07 October 2014

Two people were taken to hospital following a fire at a block of flats in Glasgow’s Southside last weekend.

Ten firefighters from Scottish Fire and Rescue Service used breathing apparatus to work inside the three storey building after flames spread from a bin cupboard to one of the flats.

“Operations Control at Johnstone provided fire survival guidance to occupiers who were trapped inside properties by thick smoke and helped direct search and rescue teams to their locations within the building,” said SFRS..

“Firefighters reached everyone inside and remained with them to provide reassurance as the flames were extinguished using two high pressure water jets.”

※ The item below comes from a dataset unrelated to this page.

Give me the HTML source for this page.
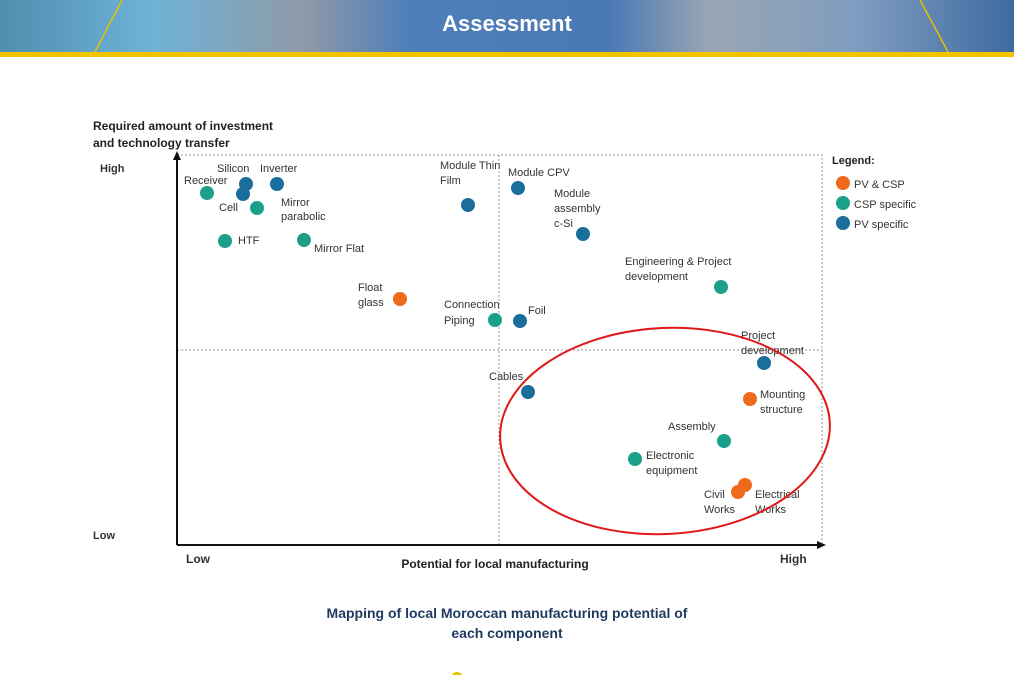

Once outside the building all residents received precautionary check-ups from ambulance service personnel. A man and woman who had underlying health issues were taken to the Victoria Infirmary for further assessment.

Group Manager Owen Hanratty, the senior officer at the scene, said: “Being unable to leave as smoke seeps into a property is an extremely frightening experience and clearly one that would cause significant distress.

“Our personnel at Operations Control remained on the phone with those inside the flats to provide vital advice as firefighters conducted a systematic search of the building.

“After extinguishing the flames our crews ventilated the building before leading all residents to safety.”

The SFRS resources sent to the scene included two appliances from Polmadie and Calton community fire stations as well as two aerial rescue pumps from Polmadie and Maryhill.

A specialist rope rescue team was also sent from East Kilbride, with its firefighters conducting cutting away operations on the outside of the building.

Group Manager Hanratty added: “Fires within closes are extremely serious and the toxic smoke they produce can enter properties some distance from the flames.

“Our message to everyone is to help reduce the risk by making sure communal areas, landings and stairwells are always kept clear of items that could be involved in a fire or that could impede people’s escape.

“If a fire does strike then early warning can be the difference between life and death, so please make sure your property is protected by working smoke alarms.”

In a bid to remove potential fire hazards, commercial buildings and non-domestic premises in Scotland are already forced to carry out a fire safety risk assessment under the Fire (Scotland) Act 2005, in conjunction with the Fire Safety (Scotland) Regulations 2006, if the assessment is thought to have been carried out to an insufficient extent, the enforcing authority has the power to prosecute the Dutyholder.